Mercedes-Benz USA was indeed playing a cat-and-mouse game with BMW when it delayed reporting its 2011 U.S. sales in a tight race to be the No. 1 luxury brand in the United States, CEO Steve Cannon admitted this morning during breakfast with Crain Communications editors and reporters.
"We were testing the numbers and the wire was waiting on a phone call. We wanted to see how far we could go," Cannon said. "It got a little silly -- we probably would not do that again."
Mercedes-Benz and BMW delayed reporting their December and year-end 2011 sales for a day, firing up speculation over possible hanky-panky. Instead of reporting on Jan. 4 when most other automakers did, the two German luxury brands waited until the next day.
BMW edged Mercedes-Benz with U.S. sales of 247,907 units. Mercedes reported sales of 245,192 vehicles.

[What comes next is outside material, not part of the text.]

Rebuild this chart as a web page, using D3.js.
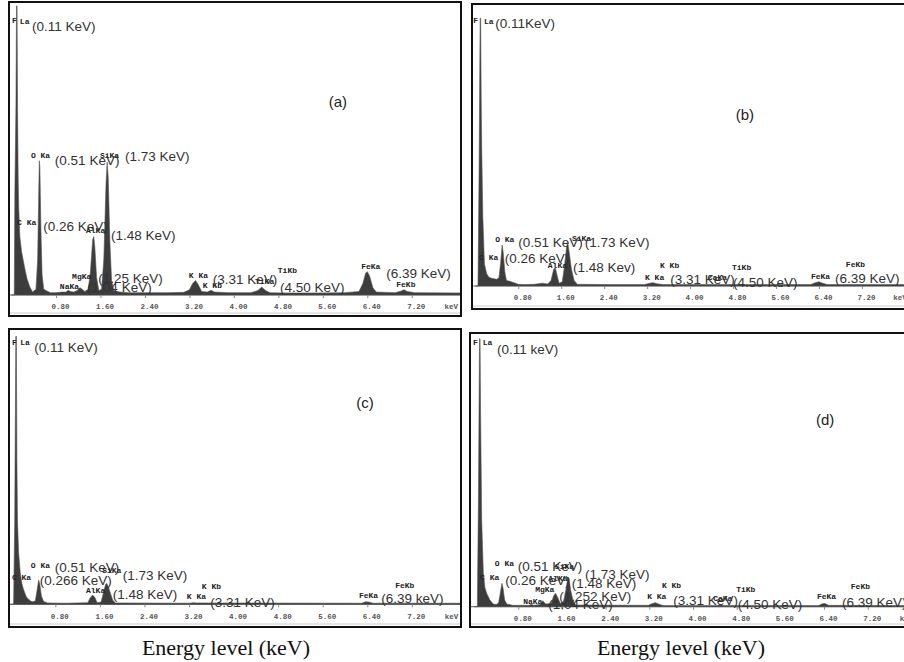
<!DOCTYPE html>
<html>
<head>
<meta charset="utf-8">
<script src="https://cdn.jsdelivr.net/npm/d3@7"></script>
<style>
  body { margin: 0; background: #fff; }
  svg { display: block; }
</style>
</head>
<body>
<div id="frame"></div>
<script>
// EDS spectra, [keV, counts as % of full scale]
const spectrumA = [
  [0.00, 0], [0.05, 0], [0.06, 35], [0.08, 65], [0.09, 99], [0.10, 99], [0.11, 62],
  [0.12, 40], [0.13, 30], [0.15, 20], [0.18, 15], [0.21, 12], [0.24, 9], [0.28, 5.5],
  [0.33, 2.7], [0.38, 1], [0.44, 2], [0.47, 12], [0.49, 35], [0.50, 46], [0.51, 44],
  [0.53, 22], [0.55, 7], [0.58, 2], [0.62, 1.5], [0.70, 0.8], [0.80, 0.8], [0.90, 1],
  [0.98, 1], [1.02, 1.6], [1.06, 1.2], [1.12, 1], [1.18, 1.5], [1.23, 2.5], [1.27, 2],
  [1.32, 1.2], [1.38, 2], [1.42, 8], [1.46, 19], [1.48, 20], [1.50, 16], [1.53, 6],
  [1.57, 1.5], [1.62, 2], [1.66, 12], [1.70, 38], [1.72, 45.5], [1.74, 40], [1.77, 18],
  [1.80, 5], [1.84, 1.5], [1.95, 1], [2.10, 0.8], [2.40, 0.8], [2.80, 0.8], [3.10, 0.9],
  [3.20, 1.8], [3.26, 4], [3.31, 5], [3.36, 3.5], [3.42, 1.2], [3.52, 1], [3.59, 1.6],
  [3.65, 1], [3.90, 0.8], [4.30, 0.8], [4.43, 1.5], [4.50, 2.7], [4.57, 1.5], [4.65, 0.8],
  [4.90, 0.7], [5.50, 0.7], [6.00, 0.8], [6.25, 1.2], [6.32, 4], [6.37, 7.5], [6.40, 8],
  [6.44, 6.5], [6.50, 2.5], [6.56, 1], [6.90, 0.8], [7.00, 1.3], [7.06, 1.8], [7.12, 1.2],
  [7.25, 0.8], [8.07, 0.7]
];
const spectrumB = [
  [0.00, 0], [0.05, 0], [0.07, 40], [0.09, 96], [0.10, 96], [0.11, 67], [0.12, 49],
  [0.14, 25], [0.17, 8], [0.21, 4.5], [0.25, 3.2], [0.30, 2.8], [0.35, 2.6], [0.40, 2.4],
  [0.44, 3], [0.47, 8], [0.50, 14.7], [0.52, 12], [0.55, 5], [0.58, 2], [0.64, 1.7],
  [0.72, 1.2], [0.80, 0.6], [0.90, 0.5], [1.10, 0.6], [1.25, 1], [1.35, 0.7], [1.41, 2],
  [1.46, 6], [1.49, 6.5], [1.52, 4], [1.56, 1], [1.62, 1.5], [1.66, 7], [1.70, 14],
  [1.72, 15.5], [1.75, 12], [1.79, 6], [1.84, 2], [1.90, 0.6], [2.50, 0.5], [3.15, 0.5],
  [3.25, 1], [3.31, 1.2], [3.38, 0.8], [3.50, 0.5], [6.25, 0.5], [6.33, 1.2], [6.40, 1.5],
  [6.47, 1], [6.55, 0.5], [8.07, 0.5]
];
const spectrumC = [
  [0.00, 0], [0.05, 0], [0.07, 30], [0.09, 98.4], [0.10, 98.4], [0.11, 52], [0.12, 31],
  [0.14, 19], [0.17, 11.5], [0.20, 7.5], [0.23, 5.3], [0.28, 2.7], [0.33, 1.6], [0.38, 0.9],
  [0.44, 1.2], [0.47, 5], [0.50, 8.9], [0.52, 7.5], [0.55, 3], [0.59, 1], [0.66, 0.5],
  [1.00, 0.4], [1.38, 0.6], [1.43, 2.5], [1.47, 3.4], [1.51, 2.5], [1.55, 0.6], [1.62, 0.8],
  [1.66, 4], [1.70, 7.2], [1.72, 7.7], [1.75, 6.5], [1.79, 4], [1.83, 1.5], [1.88, 0.5],
  [3.20, 0.4], [3.28, 0.6], [3.33, 0.5], [6.30, 0.4], [6.37, 0.9], [6.43, 0.8], [6.50, 0.4],
  [8.07, 0.4]
];
const spectrumD = [
  [0.00, 0], [0.05, 0], [0.07, 40], [0.09, 99], [0.10, 99], [0.11, 71.5], [0.12, 52],
  [0.13, 32], [0.16, 12.4], [0.19, 7], [0.22, 5], [0.28, 2.5], [0.34, 1], [0.40, 0.8],
  [0.44, 1.5], [0.47, 5], [0.50, 8.6], [0.52, 7], [0.55, 2.5], [0.59, 1], [0.70, 0.5],
  [1.00, 0.5], [1.04, 0.9], [1.08, 0.5], [1.20, 0.8], [1.25, 2.2], [1.30, 1], [1.40, 1.2],
  [1.45, 4], [1.48, 5], [1.52, 3.5], [1.57, 1.2], [1.63, 2], [1.67, 6], [1.71, 11],
  [1.73, 10.5], [1.76, 6], [1.80, 2.5], [1.85, 0.6], [3.18, 0.5], [3.26, 1.2], [3.31, 1.5],
  [3.37, 1], [3.45, 0.4], [4.45, 0.4], [4.50, 0.8], [4.55, 0.4], [6.30, 0.4], [6.37, 1.1],
  [6.42, 1.2], [6.48, 0.5], [8.07, 0.4]
];

// element line labels [keV, %, text]
const linesA = [
  [0.01, 94.2, "F"], [0.15, 93.8, "La"], [0.35, 47.9, "O Ka"], [1.59, 47.9, "SiKa"],
  [0.10, 25, "C Ka"], [1.34, 22.3, "AlKa"], [1.09, 6.5, "MgKa"], [0.87, 3.1, "NaKa"],
  [3.19, 6.8, "K Ka"], [3.44, 3.4, "K Kb"], [4.79, 8.6, "TiKb"], [4.38, 4.8, "TiKa"],
  [6.29, 9.9, "FeKa"], [6.92, 3.8, "FeKb"]
];
const linesB = [
  [-0.04, 95.3, "F"], [0.16, 95, "La"], [0.37, 16.8, "O Ka"], [1.80, 17.2, "SiKa"],
  [0.07, 10.4, "C Ka"], [1.35, 7.5, "AlKa"], [3.44, 7.5, "K Kb"], [3.16, 3.2, "K Ka"],
  [4.33, 3.2, "CaKa"], [4.78, 6.8, "TiKb"], [6.25, 3.6, "FeKa"], [6.90, 7.9, "FeKb"]
];
const linesC = [
  [0.02, 96.3, "F"], [0.17, 96.3, "La"], [0.36, 14.4, "O Ka"], [1.64, 12.6, "SiKa"],
  [0.02, 10, "C Ka"], [1.35, 5.3, "AlKa"], [3.43, 6.7, "K Kb"], [3.16, 3, "K Ka"],
  [6.90, 7.1, "FeKb"], [6.25, 3.4, "FeKa"]
];
const linesD = [
  [-0.03, 97.8, "F"], [0.15, 97.8, "La"], [0.37, 16.1, "O Ka"], [1.47, 15, "SiKa"],
  [0.10, 11, "C Ka"], [1.35, 10.6, "AlKa"], [1.11, 6.5, "MgKa"], [0.89, 2.1, "NaKa"],
  [3.43, 8, "K Kb"], [3.16, 4, "K Ka"], [4.79, 6.5, "TiKb"], [4.37, 3.2, "CaKa"],
  [6.27, 4, "FeKa"], [6.89, 7.6, "FeKb"]
];

// energy annotations [keV, %, text]
const energyA = [
  [0.37, 92.1, "(0.11 KeV)"], [0.78, 46.2, "(0.51 KeV)"], [2.04, 47.6, "(1.73 KeV)"],
  [0.57, 23.6, "(0.26 KeV)"], [1.79, 20.5, "(1.48 KeV)"], [1.56, 5.8, "(1.25 KeV)"],
  [1.36, 2.7, "(1.04 KeV)"], [3.62, 5.5, "(3.31 KeV)"], [4.83, 2.7, "(4.50 KeV)"],
  [6.74, 7.5, "(6.39 KeV)"]
];
const energyB = [
  [0.37, 94.3, "(0.11KeV)"], [0.80, 15.8, "(0.51 KeV)"], [2.04, 15.8, "(1.73 KeV)"],
  [0.55, 10, "(0.26 KeV)"], [1.82, 6.8, "(1.48 Kev)"], [3.63, 2.5, "(3.31 KeV)"],
  [4.80, 1.4, "(4.50 KeV)"], [6.70, 2.9, "(6.39 KeV)"]
];
const energyC = [
  [0.42, 94.5, "(0.11 KeV)"], [0.79, 13.7, "(0.51 KeV)"], [2.01, 10.8, "(1.73 KeV)"],
  [0.52, 8.9, "(0.266 KeV)"], [1.83, 3.8, "(1.48 KeV)"], [3.58, 0.8, "(3.31 KeV)"],
  [6.65, 2.3, "(6.39 keV)"]
];
const energyD = [
  [0.41, 95.2, "(0.11 keV)"], [0.79, 15, "(0.51 KeV)"], [2.02, 12.1, "(1.73 KeV)"],
  [0.56, 9.9, "(0.26 KeV)"], [1.78, 8.8, "(1.48 KeV)"], [1.55, 4, "(1.252 KeV)"],
  [1.35, 1, "(1.04 KeV)"], [3.64, 2.5, "(3.31 KeV)"], [4.82, 1, "(4.50 KeV)"],
  [6.73, 1.7, "(6.39 KeV)"]
];

// panel tag [keV, %, text]
const tags = [[5.87, 66.4, "(a)"], [5.02, 61.3, "(b)"], [6.36, 73.9, "(c)"], [6.42, 69.3, "(d)"]];

const xTicks = [0.8, 1.6, 2.4, 3.2, 4.0, 4.8, 5.6, 6.4, 7.2];
const xLabel = "Energy level (keV)";

const W = 904, H = 662;
const kevMax = 8.07;

// layout: box [x1,y1,x2,y2], x of 0 keV, px per keV, baseline y, full scale y
const panels = [
  { box: [9, 2, 461, 316], x0: 11.5, k: 55.6, base: 295, top: 3, spec: spectrumA, lines: linesA, energy: energyA, tag: tags[0] },
  { box: [472, 4, 908, 309], x0: 475.3, k: 53.7, base: 286, top: 7, spec: spectrumB, lines: linesB, energy: energyB, tag: tags[1] },
  { box: [9, 329, 461, 627], x0: 10.8, k: 55.7, base: 604.3, top: 332, spec: spectrumC, lines: linesC, energy: energyC, tag: tags[2] },
  { box: [470, 333, 908, 627], x0: 474.6, k: 54.6, base: 606.7, top: 336, spec: spectrumD, lines: linesD, energy: energyD, tag: tags[3] }
];

const svg = d3.select("#frame").append("svg")
  .attr("width", W).attr("height", H)
  .attr("viewBox", [0, 0, W, H]);

panels.forEach((p, i) => {
  const [bx1, by1, bx2, by2] = p.box;
  const x = d3.scaleLinear().domain([0, kevMax]).range([p.x0, p.x0 + kevMax * p.k]);
  const y = d3.scaleLinear().domain([0, 100]).range([p.base, p.top]);

  svg.append("clipPath").attr("id", "clip" + i)
    .append("rect").attr("x", bx1).attr("y", by1).attr("width", bx2 - bx1).attr("height", by2 - by1);

  const g = svg.append("g").attr("clip-path", `url(#clip${i})`);

  // baseline
  g.append("line")
    .attr("x1", bx1).attr("x2", bx2)
    .attr("y1", y(0)).attr("y2", y(0))
    .attr("stroke", "#777").attr("stroke-width", 1.2);

  // spectrum
  const area = d3.area()
    .x(d => x(d[0]))
    .y0(y(0))
    .y1(d => y(d[1]));
  g.append("path")
    .datum(p.spec)
    .attr("d", area)
    .attr("fill", "#3d3d3d")
    .attr("stroke", "#555")
    .attr("stroke-width", 0.6);

  // axis
  const axis = d3.axisBottom(x)
    .tickValues(xTicks)
    .tickSize(3)
    .tickPadding(6)
    .tickFormat(d3.format(".2f"));
  const ax = g.append("g").attr("transform", `translate(0,${y(0)})`).call(axis);
  ax.select(".domain").remove();
  ax.selectAll(".tick line").attr("stroke", "#888");
  ax.selectAll(".tick text")
    .attr("dx", 4)
    .attr("fill", "#555")
    .style("font-family", "'Liberation Mono', monospace")
    .style("font-size", "7.5px")
    .style("font-weight", "bold");
  ax.append("text")
    .attr("x", x(8.0) - 5).attr("y", 9).attr("dy", "0.71em")
    .attr("text-anchor", "middle")
    .attr("fill", "#555")
    .style("font-family", "'Liberation Mono', monospace")
    .style("font-size", "7.5px")
    .style("font-weight", "bold")
    .text("keV");

  // element line labels
  g.selectAll(".line-lab").data(p.lines).join("text")
    .attr("x", d => x(d[0])).attr("y", d => y(d[1]))
    .attr("dy", "0.35em")
    .attr("fill", "#222")
    .style("font-family", "'Liberation Mono', monospace")
    .style("font-size", "8px")
    .style("font-weight", "bold")
    .text(d => d[2]);

  // energy labels
  g.selectAll(".en-lab").data(p.energy).join("text")
    .attr("x", d => x(d[0])).attr("y", d => y(d[1]))
    .attr("dy", "0.36em")
    .attr("fill", "#333")
    .style("font-family", "'Liberation Sans', Arial, sans-serif")
    .style("font-size", "13.5px")
    .text(d => d[2]);

  // panel tag
  g.append("text")
    .attr("x", x(p.tag[0])).attr("y", y(p.tag[1]))
    .attr("dy", "0.36em")
    .attr("text-anchor", "middle")
    .attr("fill", "#222")
    .style("font-family", "'Liberation Sans', Arial, sans-serif")
    .style("font-size", "15px")
    .text(p.tag[2]);

  // inner separator above bottom border
  g.append("line")
    .attr("x1", bx1).attr("x2", bx2)
    .attr("y1", by2 - 3).attr("y2", by2 - 3)
    .attr("stroke", "#ccc").attr("stroke-width", 1);

  // frame
  svg.append("rect")
    .attr("x", bx1).attr("y", by1)
    .attr("width", bx2 - bx1).attr("height", by2 - by1)
    .attr("fill", "none")
    .attr("stroke", "#111")
    .attr("stroke-width", 2);
});

// x titles under the bottom panels
[panels[2], panels[3]].forEach(p => {
  svg.append("text")
    .attr("x", (p.box[0] + Math.min(p.box[2], W)) / 2 + (p === panels[3] ? -6 : -9))
    .attr("y", 655)
    .attr("text-anchor", "middle")
    .attr("fill", "#111")
    .style("font-family", "'Liberation Serif', 'Times New Roman', serif")
    .style("font-size", "22px")
    .text(xLabel);
});
</script>
</body>
</html>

The results officially ended Lexus' 11-year reign atop the U.S. luxury sales rankings. Mercedes won the title once, in 1999, before ceding the U.S. crown to Lexus. It was BMW's first.
"BMW had to see what our figures were first," so Mercedes-Benz held off reporting for as long as it could, Cannon said.
How important was the race? "We would love to be No. 1, but it doesn't sell cars. The media get a kick out of it for a week and we brag about it for a week and it would not matter anymore," Cannon said. "It would have been nice to lay it at the feet of our team."